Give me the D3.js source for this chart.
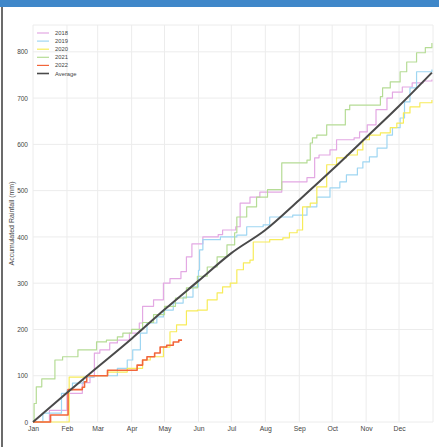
<!DOCTYPE html>
<html>
<head>
<meta charset="utf-8">
<script src="https://cdn.jsdelivr.net/npm/d3@7"></script>
<style>
  body { margin: 0; background: #fff; }
  #chart-area { width: 439px; height: 447px; position: relative; }
  text { font-family: "Liberation Sans", Arial, sans-serif; }
</style>
</head>
<body>
<div id="chart-area"></div>
<script>
// tick labels
var months = ["Jan", "Feb", "Mar", "Apr", "May", "Jun", "Jul", "Aug", "Sep", "Oct", "Nov", "Dec"];
var monthStarts = [0, 31, 59, 90, 120, 151, 181, 212, 243, 273, 304, 334];
var yTicks = [0, 100, 200, 300, 400, 500, 600, 700, 800];

// series: [day of year, accumulated mm]
var rain2018 = [[0,0],[15,25],[31,62],[45,85],[52,97],[56,149],[61,156],[70,171],[77,177],[88,192],[97,214],[100,250],[110,264],[119,300],[125,310],[135,325],[140,357],[145,385],[155,400],[169,405],[173,415],[185,422],[189,473],[198,486],[207,497],[227,519],[250,528],[257,571],[261,577],[271,588],[277,610],[293,614],[298,627],[305,642],[313,675],[323,700],[328,713],[337,724],[346,733],[356,737],[364,740]];
var rain2019 = [[0,0],[9,19],[26,62],[31,69],[36,84],[46,97],[55,100],[77,116],[86,134],[91,156],[98,192],[104,214],[113,227],[119,242],[128,257],[137,270],[146,292],[151,328],[152,372],[155,394],[171,400],[186,404],[195,422],[210,426],[216,443],[237,447],[250,465],[259,486],[271,506],[280,519],[286,534],[296,549],[301,562],[307,573],[314,592],[323,620],[328,636],[335,657],[339,692],[344,722],[350,757],[364,762]];
var rain2020 = [[0,0],[33,97],[49,100],[68,108],[86,116],[100,134],[107,141],[119,162],[125,195],[131,210],[140,240],[150,242],[159,264],[168,279],[173,292],[180,300],[186,329],[192,344],[198,350],[201,389],[216,394],[228,398],[234,409],[241,415],[246,465],[253,473],[259,508],[268,556],[277,571],[286,577],[296,588],[301,610],[307,620],[317,625],[326,636],[332,646],[338,668],[344,681],[353,690],[364,696]];
var rain2021 = [[0,0],[1,40],[3,76],[8,93],[20,134],[27,141],[41,156],[58,173],[67,177],[77,184],[82,192],[90,200],[100,215],[110,232],[120,250],[130,268],[140,290],[150,315],[159,335],[168,357],[177,383],[184,409],[186,443],[195,465],[204,486],[214,502],[227,560],[250,566],[253,603],[255,614],[259,620],[268,642],[285,675],[289,685],[317,703],[319,722],[326,735],[335,757],[341,778],[350,798],[358,809],[364,819]];
var rain2022 = [[0,0],[16,15],[32,70],[45,75],[47,87],[49,100],[68,112],[95,123],[100,134],[104,141],[111,149],[116,162],[122,166],[128,173],[133,177],[136,177]];
var rainAvg = [[0,0],[31,63],[52,105],[90,180],[120,243],[151,305],[181,365],[212,415],[243,480],[273,545],[304,615],[334,683],[364,755]];

var seriesNames = ["2018", "2019", "2020", "2021", "2022", "Average"];
var seriesData = [rain2018, rain2019, rain2020, rain2021, rain2022, rainAvg];
var seriesColors = ["#e3a8e3", "#9fd6f2", "#f7ec5a", "#b5dc95", "#f2653a", "#4a4a4a"];

var W = 439, H = 447;
var margin = { top: 25, right: 6, bottom: 25, left: 33 },
    width = W - margin.left - margin.right,
    height = H - margin.top - margin.bottom;

var svg = d3.select("#chart-area")
    .append("svg")
    .attr("width", W)
    .attr("height", H);

// header bar + left border
svg.append("rect").attr("x", 0).attr("y", 0).attr("width", W).attr("height", 7).attr("fill", "#3f87c9");
svg.append("rect").attr("x", 1).attr("y", 7).attr("width", 2).attr("height", H - 7).attr("fill", "#6b6b6b");

var g = svg.append("g")
    .attr("transform", "translate(" + margin.left + "," + margin.top + ")");

var x = d3.scaleLinear().domain([0, 365]).range([0, width]);
var y = d3.scaleLinear().domain([0, 858]).range([height, 0]);

// grid
g.append("g").selectAll("line.v")
    .data(monthStarts.concat([365]))
    .enter().append("line")
    .attr("x1", d => x(d)).attr("x2", d => x(d))
    .attr("y1", 0).attr("y2", height)
    .attr("stroke", "#ececec").attr("stroke-width", 1);

g.append("g").selectAll("line.h")
    .data(yTicks.concat([858]))
    .enter().append("line")
    .attr("x1", 0).attr("x2", width)
    .attr("y1", d => y(d)).attr("y2", d => y(d))
    .attr("stroke", "#ececec").attr("stroke-width", 1);

// axes
var xAxisCall = d3.axisBottom(x).tickValues(monthStarts)
    .tickFormat((d, i) => months[i]).tickSize(0).tickPadding(4);
var yAxisCall = d3.axisLeft(y).tickValues(yTicks).tickSize(0).tickPadding(5);

var xAxisGroup = g.append("g")
    .attr("transform", "translate(0," + height + ")")
    .call(xAxisCall);
var yAxisGroup = g.append("g").call(yAxisCall);

xAxisGroup.select(".domain").remove();
yAxisGroup.select(".domain").remove();
xAxisGroup.selectAll("text").attr("fill", "#444").style("font-size", "6.8px");
yAxisGroup.selectAll("text").attr("fill", "#444").style("font-size", "6.5px");

// Y label
g.append("text")
    .attr("x", -(height / 2))
    .attr("y", -19)
    .attr("text-anchor", "middle")
    .attr("transform", "rotate(-90)")
    .attr("fill", "#444")
    .style("font-size", "7px")
    .text("Accumulated Rainfall (mm)");

// lines
var stepLine = d3.line()
    .x(d => x(d[0]))
    .y(d => y(d[1]))
    .curve(d3.curveStepAfter);
var smoothLine = d3.line()
    .x(d => x(d[0]))
    .y(d => y(d[1]))
    .curve(d3.curveMonotoneX);

seriesData.forEach(function(data, i) {
    var isAvg = seriesNames[i] === "Average";
    g.append("path")
        .datum(data)
        .attr("fill", "none")
        .attr("stroke", seriesColors[i])
        .attr("stroke-width", isAvg ? 2 : (seriesNames[i] === "2022" ? 1.6 : 1.2))
        .attr("stroke-linejoin", "round")
        .attr("d", isAvg ? smoothLine : stepLine);
});

// legend
var legend = g.append("g").attr("transform", "translate(4,8)");
var rows = legend.selectAll("g")
    .data(seriesNames)
    .enter().append("g")
    .attr("transform", (d, i) => "translate(0," + (i * 8.1) + ")");
rows.append("line")
    .attr("x1", 0).attr("x2", 12)
    .attr("stroke", (d, i) => seriesColors[i])
    .attr("stroke-width", (d, i) => i === 5 ? 1.6 : 1.2);
rows.append("text")
    .attr("x", 18).attr("y", 2)
    .attr("fill", "#444")
    .style("font-size", "5.8px")
    .text(d => d);
</script>
</body>
</html>
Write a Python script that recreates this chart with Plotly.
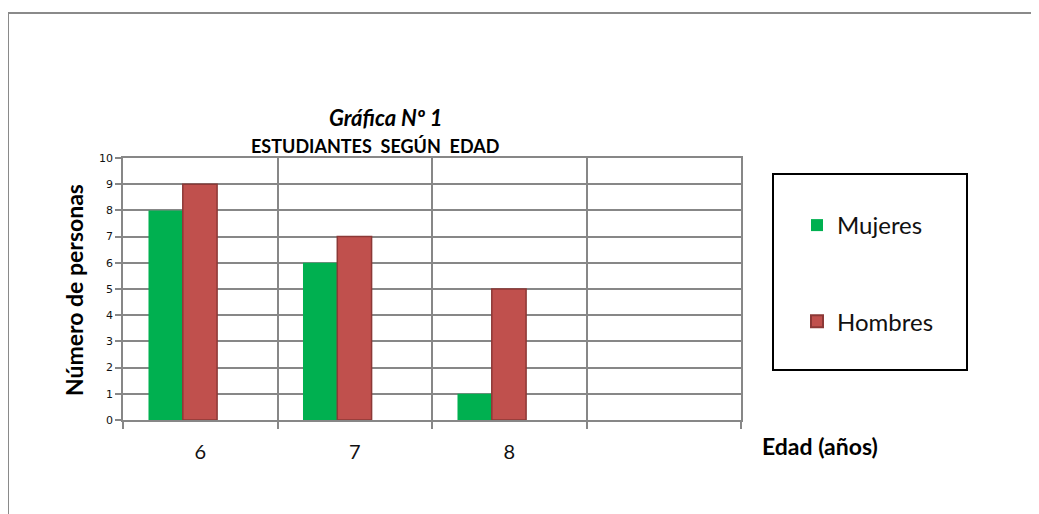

────────────────────────────────────────

-- EXERCISE GOAL --
Leave the pictures out, and restate exactly the lines from the start of the records through the one that contains "600, 700, 800];".

-- ANSWER FOR THE TASK --
Give me the D3.js source for this chart.
<!DOCTYPE html>
<html>
<head>
<meta charset="utf-8">
<script src="https://cdn.jsdelivr.net/npm/d3@7"></script>
<style>
  body { margin: 0; background: #fff; }
  #chart-area { width: 439px; height: 447px; position: relative; }
  text { font-family: "Liberation Sans", Arial, sans-serif; }
</style>
</head>
<body>
<div id="chart-area"></div>
<script>
// tick labels
var months = ["Jan", "Feb", "Mar", "Apr", "May", "Jun", "Jul", "Aug", "Sep", "Oct", "Nov", "Dec"];
var monthStarts = [0, 31, 59, 90, 120, 151, 181, 212, 243, 273, 304, 334];
var yTicks = [0, 100, 200, 300, 400, 500, 600, 700, 800];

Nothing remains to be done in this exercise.